Working data
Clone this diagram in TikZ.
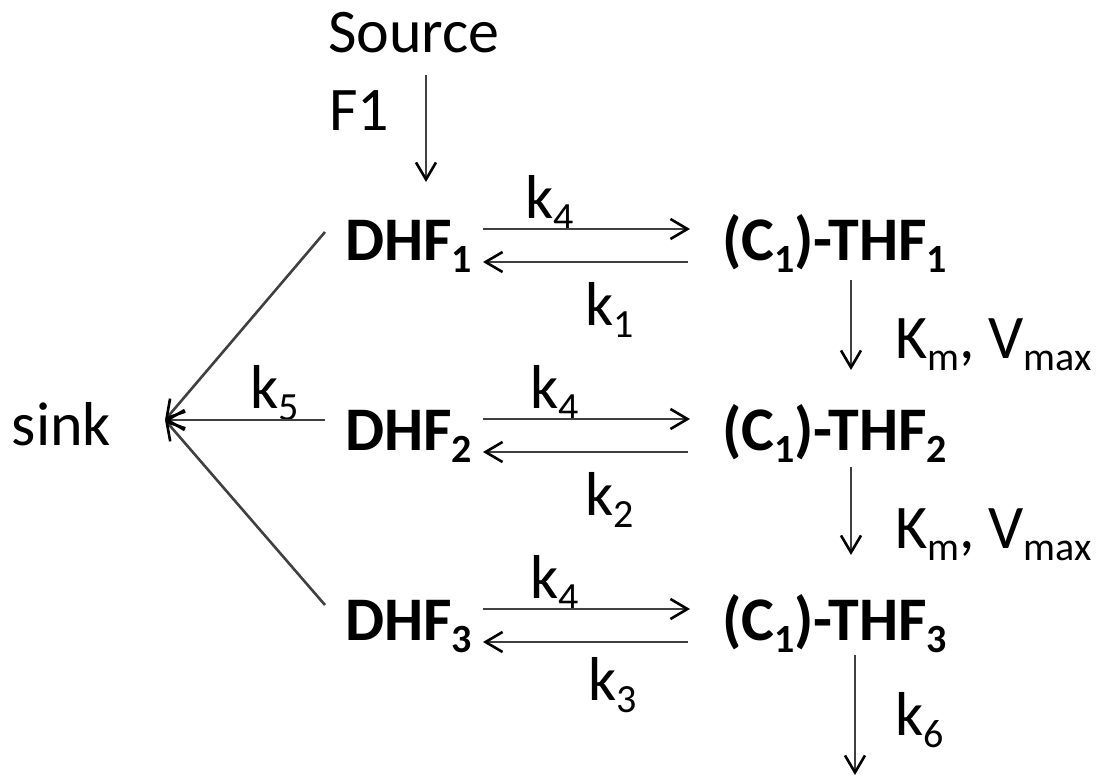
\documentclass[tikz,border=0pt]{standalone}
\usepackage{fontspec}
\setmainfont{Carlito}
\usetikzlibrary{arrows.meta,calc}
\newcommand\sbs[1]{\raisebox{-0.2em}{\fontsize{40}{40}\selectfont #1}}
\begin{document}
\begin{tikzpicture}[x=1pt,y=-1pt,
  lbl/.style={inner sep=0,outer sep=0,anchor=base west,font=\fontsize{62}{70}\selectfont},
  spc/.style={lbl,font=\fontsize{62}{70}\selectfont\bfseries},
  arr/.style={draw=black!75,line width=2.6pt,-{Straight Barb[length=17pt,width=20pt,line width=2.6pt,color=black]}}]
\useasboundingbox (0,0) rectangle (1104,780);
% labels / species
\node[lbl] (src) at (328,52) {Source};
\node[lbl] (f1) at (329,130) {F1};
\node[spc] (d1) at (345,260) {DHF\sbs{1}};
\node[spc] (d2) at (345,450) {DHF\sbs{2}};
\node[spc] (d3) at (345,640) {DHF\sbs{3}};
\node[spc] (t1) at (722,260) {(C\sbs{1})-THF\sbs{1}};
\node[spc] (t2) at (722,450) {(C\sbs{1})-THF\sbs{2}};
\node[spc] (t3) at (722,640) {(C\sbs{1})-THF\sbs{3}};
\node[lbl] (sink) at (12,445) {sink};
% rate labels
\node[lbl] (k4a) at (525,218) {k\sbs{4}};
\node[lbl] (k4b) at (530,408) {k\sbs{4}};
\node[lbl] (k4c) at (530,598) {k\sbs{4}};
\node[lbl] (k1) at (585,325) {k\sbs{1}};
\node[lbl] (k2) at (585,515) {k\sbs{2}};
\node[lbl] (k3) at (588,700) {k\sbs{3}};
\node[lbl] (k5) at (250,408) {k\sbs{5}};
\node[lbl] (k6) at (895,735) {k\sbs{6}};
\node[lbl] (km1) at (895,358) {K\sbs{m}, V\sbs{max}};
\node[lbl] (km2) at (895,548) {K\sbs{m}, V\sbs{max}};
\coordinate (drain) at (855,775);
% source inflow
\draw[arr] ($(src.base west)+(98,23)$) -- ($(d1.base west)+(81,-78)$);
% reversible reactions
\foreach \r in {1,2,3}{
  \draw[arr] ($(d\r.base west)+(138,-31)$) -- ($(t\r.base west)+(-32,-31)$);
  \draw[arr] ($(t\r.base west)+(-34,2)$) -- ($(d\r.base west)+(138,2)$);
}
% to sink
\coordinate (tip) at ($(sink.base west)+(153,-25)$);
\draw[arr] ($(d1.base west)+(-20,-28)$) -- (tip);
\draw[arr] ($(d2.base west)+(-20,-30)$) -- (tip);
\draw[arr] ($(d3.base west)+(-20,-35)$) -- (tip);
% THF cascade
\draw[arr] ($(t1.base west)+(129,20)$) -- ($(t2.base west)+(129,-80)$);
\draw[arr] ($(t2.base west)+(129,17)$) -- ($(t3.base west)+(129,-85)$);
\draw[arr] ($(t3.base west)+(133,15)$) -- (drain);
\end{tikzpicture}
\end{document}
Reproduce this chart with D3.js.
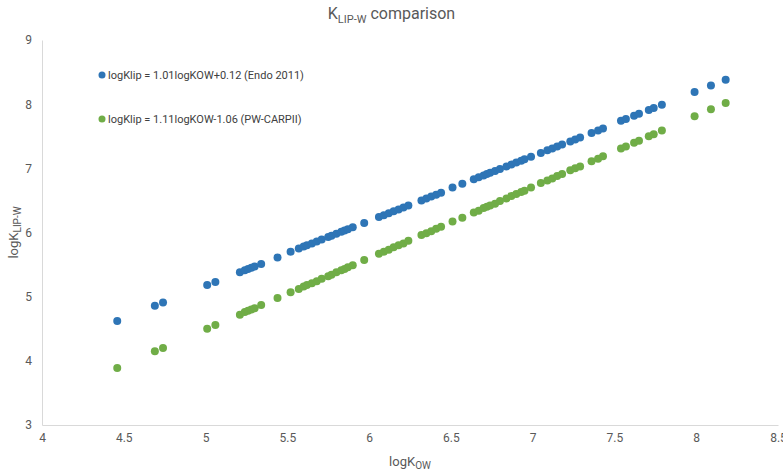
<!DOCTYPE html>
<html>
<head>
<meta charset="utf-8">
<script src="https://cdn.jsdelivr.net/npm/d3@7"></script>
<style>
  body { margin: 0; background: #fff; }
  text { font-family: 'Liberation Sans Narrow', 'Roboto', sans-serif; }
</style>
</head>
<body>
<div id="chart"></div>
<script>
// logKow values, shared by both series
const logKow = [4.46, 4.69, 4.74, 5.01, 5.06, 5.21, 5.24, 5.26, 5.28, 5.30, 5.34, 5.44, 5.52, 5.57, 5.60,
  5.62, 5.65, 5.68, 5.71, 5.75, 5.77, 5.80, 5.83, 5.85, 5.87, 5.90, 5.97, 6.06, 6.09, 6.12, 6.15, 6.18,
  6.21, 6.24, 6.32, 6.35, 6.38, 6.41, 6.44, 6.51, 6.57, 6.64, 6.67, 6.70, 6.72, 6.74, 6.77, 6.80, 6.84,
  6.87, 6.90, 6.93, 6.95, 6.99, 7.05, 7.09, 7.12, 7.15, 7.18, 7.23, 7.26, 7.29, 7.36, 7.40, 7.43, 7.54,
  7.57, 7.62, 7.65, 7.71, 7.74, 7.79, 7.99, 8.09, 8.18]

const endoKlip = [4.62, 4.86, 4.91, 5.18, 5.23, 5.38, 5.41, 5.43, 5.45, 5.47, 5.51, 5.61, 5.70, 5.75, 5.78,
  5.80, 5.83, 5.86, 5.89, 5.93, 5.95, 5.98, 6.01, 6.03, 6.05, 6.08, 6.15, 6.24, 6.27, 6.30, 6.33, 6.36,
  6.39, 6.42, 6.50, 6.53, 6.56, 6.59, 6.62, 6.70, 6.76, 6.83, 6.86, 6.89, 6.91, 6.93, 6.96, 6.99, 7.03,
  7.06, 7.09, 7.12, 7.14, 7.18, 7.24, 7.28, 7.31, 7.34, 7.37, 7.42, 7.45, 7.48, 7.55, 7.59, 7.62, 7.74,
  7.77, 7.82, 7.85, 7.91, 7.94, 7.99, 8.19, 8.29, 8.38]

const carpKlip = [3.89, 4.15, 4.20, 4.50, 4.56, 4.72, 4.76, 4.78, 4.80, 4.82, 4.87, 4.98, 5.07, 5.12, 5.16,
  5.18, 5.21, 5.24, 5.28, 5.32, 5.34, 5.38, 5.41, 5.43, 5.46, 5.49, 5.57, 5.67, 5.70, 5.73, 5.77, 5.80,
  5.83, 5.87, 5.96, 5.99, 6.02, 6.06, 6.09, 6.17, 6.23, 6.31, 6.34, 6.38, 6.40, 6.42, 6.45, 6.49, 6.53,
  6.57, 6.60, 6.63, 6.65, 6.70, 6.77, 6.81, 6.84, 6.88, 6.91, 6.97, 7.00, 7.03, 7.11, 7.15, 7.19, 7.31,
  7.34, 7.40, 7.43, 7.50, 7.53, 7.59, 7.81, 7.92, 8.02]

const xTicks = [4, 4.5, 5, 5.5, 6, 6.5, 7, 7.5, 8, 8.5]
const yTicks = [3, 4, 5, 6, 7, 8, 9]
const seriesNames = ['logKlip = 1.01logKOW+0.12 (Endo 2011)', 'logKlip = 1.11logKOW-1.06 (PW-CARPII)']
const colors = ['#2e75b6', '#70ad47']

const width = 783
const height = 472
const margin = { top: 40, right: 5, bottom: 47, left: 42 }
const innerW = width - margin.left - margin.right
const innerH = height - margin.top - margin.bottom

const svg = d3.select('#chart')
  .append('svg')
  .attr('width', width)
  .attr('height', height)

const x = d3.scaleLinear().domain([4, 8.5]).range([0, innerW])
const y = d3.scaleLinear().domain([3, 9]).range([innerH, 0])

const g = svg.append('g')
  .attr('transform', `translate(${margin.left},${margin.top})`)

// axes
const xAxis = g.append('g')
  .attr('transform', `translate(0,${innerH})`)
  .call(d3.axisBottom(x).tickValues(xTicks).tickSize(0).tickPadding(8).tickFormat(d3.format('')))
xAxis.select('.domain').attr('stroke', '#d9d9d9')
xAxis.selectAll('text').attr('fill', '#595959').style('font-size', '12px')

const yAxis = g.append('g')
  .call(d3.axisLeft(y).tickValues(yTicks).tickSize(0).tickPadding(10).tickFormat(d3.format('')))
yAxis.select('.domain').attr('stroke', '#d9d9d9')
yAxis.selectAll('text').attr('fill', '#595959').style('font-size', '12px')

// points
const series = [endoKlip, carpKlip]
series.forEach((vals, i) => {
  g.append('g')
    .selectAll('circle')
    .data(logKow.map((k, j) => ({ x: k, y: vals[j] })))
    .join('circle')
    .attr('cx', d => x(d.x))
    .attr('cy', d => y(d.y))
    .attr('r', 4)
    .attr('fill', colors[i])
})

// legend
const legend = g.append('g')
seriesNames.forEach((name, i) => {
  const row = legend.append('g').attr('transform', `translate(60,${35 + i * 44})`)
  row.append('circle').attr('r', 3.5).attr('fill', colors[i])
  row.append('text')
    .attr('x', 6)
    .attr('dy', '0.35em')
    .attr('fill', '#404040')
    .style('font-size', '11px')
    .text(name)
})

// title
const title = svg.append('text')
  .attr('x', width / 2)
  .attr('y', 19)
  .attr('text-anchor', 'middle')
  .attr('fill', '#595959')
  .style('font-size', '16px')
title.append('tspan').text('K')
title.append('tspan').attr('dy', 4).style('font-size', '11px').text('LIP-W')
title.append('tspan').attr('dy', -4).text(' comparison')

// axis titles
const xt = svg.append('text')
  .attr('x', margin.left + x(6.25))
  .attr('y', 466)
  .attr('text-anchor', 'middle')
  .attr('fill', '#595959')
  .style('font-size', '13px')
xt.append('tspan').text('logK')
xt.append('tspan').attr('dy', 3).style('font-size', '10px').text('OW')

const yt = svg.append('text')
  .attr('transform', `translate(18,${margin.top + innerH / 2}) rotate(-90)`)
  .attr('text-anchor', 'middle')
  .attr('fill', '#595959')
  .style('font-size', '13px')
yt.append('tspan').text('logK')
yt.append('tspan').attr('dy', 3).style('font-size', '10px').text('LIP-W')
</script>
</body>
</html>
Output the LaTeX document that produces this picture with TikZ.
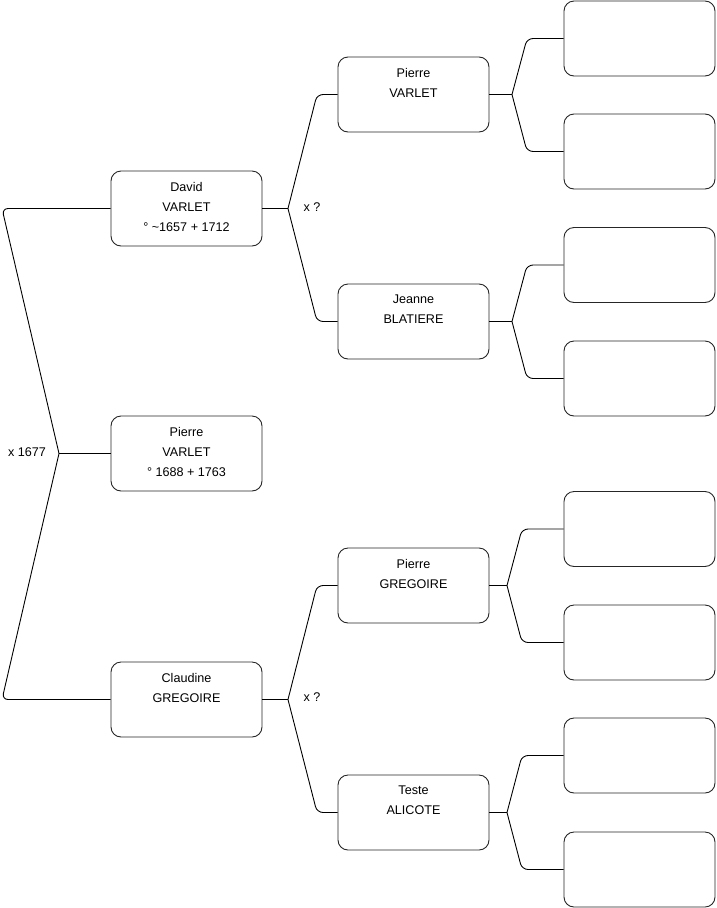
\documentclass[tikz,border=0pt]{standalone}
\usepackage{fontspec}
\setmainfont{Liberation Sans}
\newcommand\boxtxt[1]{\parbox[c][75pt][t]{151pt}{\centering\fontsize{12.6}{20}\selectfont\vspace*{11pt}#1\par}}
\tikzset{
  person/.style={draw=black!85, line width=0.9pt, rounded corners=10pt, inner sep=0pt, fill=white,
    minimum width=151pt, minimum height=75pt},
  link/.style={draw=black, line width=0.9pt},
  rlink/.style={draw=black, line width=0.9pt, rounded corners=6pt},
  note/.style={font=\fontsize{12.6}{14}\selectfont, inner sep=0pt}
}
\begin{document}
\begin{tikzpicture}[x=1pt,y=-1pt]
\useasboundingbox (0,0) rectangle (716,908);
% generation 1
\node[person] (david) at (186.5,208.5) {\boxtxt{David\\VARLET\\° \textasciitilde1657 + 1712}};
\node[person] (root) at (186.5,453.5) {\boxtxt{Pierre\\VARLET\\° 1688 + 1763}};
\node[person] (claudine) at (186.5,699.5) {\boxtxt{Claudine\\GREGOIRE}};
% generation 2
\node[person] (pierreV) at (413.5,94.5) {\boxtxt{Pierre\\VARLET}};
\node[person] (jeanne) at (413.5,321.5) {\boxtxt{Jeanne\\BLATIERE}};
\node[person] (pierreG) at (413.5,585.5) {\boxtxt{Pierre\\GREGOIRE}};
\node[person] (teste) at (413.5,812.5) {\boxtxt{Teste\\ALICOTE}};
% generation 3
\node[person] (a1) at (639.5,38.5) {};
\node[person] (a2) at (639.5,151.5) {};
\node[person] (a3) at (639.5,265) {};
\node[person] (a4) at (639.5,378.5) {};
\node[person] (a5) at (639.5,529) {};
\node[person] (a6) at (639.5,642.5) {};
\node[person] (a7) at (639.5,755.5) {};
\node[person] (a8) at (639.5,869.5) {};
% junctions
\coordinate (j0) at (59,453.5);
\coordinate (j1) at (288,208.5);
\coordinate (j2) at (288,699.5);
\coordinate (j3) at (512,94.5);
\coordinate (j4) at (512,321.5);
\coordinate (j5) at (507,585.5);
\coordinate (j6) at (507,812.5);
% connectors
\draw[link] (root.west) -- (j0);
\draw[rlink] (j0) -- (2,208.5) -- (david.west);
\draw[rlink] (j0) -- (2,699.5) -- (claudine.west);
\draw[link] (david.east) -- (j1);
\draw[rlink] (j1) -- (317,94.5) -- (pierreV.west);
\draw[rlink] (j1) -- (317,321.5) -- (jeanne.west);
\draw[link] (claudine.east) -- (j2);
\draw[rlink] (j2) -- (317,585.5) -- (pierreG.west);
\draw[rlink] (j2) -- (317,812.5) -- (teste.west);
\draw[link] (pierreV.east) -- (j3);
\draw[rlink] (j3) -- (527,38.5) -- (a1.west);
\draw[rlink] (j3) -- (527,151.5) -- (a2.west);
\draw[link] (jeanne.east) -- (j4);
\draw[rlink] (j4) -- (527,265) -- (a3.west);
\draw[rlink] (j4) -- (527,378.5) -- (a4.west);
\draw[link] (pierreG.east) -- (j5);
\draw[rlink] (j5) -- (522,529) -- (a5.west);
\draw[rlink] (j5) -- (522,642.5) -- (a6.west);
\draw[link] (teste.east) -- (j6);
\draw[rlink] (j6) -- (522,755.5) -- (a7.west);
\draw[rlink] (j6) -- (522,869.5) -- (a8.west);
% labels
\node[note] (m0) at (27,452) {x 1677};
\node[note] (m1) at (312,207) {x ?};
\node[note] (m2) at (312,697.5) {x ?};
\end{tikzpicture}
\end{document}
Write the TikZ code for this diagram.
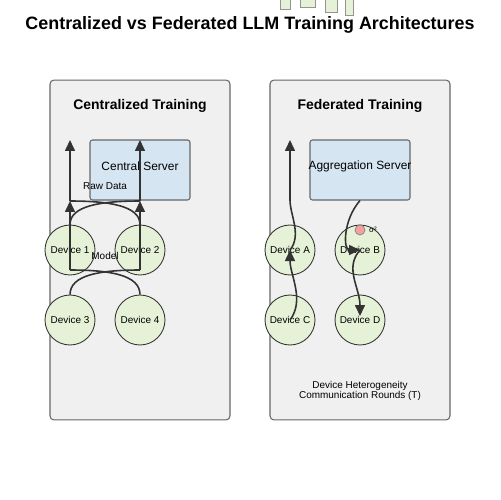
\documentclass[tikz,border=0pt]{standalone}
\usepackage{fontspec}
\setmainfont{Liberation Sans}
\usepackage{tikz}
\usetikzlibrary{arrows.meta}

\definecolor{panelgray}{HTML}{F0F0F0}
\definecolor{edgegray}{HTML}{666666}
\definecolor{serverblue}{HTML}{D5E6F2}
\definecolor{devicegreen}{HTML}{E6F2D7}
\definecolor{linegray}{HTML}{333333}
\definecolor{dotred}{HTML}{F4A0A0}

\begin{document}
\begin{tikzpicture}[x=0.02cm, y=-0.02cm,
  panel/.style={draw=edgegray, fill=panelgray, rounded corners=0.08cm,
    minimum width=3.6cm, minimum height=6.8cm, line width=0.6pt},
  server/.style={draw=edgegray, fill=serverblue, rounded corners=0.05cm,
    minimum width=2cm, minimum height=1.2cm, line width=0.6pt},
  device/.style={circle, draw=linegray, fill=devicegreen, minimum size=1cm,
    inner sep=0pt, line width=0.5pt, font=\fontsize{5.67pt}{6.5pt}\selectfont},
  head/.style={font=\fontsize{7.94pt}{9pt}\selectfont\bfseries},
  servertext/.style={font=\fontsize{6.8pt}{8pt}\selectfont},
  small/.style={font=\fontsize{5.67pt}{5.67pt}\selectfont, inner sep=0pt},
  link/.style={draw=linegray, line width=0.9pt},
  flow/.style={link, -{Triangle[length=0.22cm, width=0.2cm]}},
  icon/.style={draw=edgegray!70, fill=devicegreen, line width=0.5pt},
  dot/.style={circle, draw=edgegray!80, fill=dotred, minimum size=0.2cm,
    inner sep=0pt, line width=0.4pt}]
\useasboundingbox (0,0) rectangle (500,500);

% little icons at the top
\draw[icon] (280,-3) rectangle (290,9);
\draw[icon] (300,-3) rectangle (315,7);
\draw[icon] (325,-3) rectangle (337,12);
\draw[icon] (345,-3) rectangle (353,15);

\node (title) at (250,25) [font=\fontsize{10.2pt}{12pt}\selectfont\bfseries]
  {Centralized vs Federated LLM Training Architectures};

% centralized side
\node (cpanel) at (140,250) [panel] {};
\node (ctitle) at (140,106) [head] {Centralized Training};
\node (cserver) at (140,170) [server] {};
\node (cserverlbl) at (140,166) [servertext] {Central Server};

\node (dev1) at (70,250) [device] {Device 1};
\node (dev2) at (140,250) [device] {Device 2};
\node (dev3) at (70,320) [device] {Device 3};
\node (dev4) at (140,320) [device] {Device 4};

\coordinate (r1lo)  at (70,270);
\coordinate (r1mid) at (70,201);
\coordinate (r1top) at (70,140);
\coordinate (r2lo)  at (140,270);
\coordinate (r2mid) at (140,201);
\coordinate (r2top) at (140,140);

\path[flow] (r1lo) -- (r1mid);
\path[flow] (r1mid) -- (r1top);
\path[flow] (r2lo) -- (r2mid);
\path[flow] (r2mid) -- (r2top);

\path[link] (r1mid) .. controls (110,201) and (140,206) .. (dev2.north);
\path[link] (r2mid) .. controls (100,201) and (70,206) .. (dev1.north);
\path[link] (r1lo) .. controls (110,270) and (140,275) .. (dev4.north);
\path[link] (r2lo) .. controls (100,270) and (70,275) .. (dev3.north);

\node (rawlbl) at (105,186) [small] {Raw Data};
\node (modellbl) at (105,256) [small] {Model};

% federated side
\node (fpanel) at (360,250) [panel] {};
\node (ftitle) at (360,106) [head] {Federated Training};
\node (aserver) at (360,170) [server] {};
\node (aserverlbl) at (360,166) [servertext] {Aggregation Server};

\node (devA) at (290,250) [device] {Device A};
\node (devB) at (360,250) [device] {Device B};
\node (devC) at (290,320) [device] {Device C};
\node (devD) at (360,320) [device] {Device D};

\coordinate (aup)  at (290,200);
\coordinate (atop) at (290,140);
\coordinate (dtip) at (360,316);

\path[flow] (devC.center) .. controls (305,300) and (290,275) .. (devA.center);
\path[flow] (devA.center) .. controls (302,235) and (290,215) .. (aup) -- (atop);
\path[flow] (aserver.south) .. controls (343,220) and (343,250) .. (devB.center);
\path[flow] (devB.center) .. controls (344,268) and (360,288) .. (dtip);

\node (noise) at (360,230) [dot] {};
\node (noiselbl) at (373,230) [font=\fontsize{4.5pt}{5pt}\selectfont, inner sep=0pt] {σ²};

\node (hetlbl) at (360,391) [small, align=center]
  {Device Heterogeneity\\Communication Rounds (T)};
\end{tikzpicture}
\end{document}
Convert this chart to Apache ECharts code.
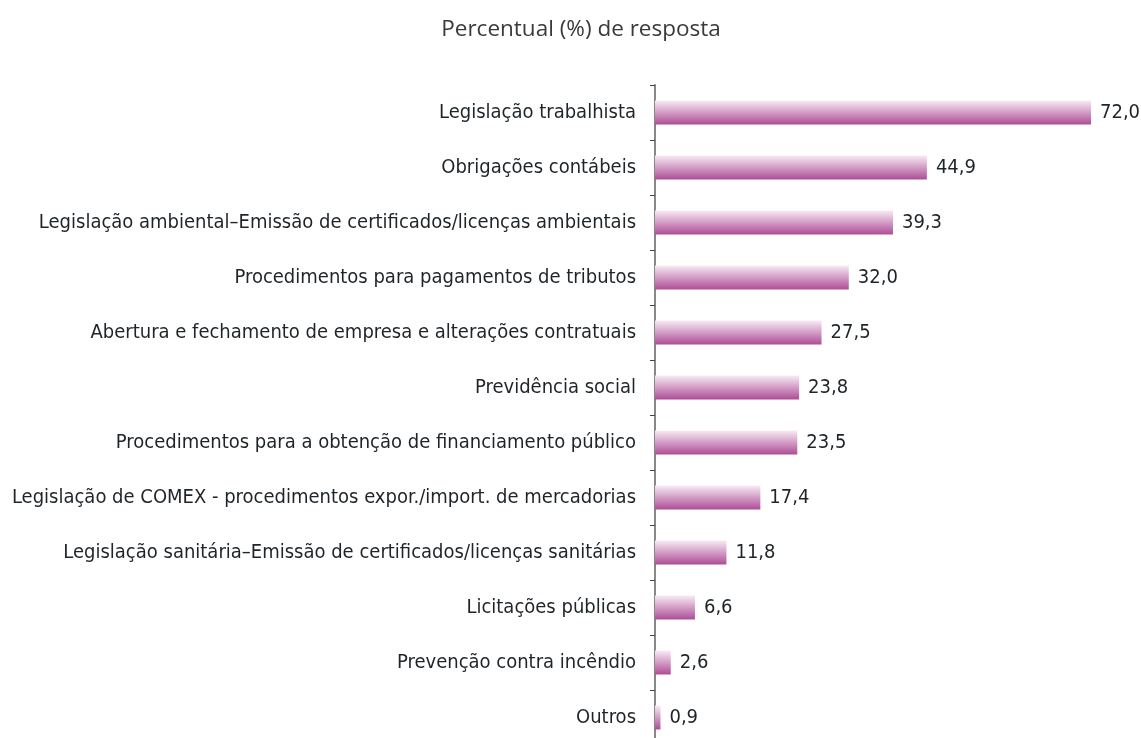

Requirements
Pick out the lines containing the word "code" and show them.

Result of the exercise
Write the TikZ code for this diagram.
Convert this chart to Apache ECharts code.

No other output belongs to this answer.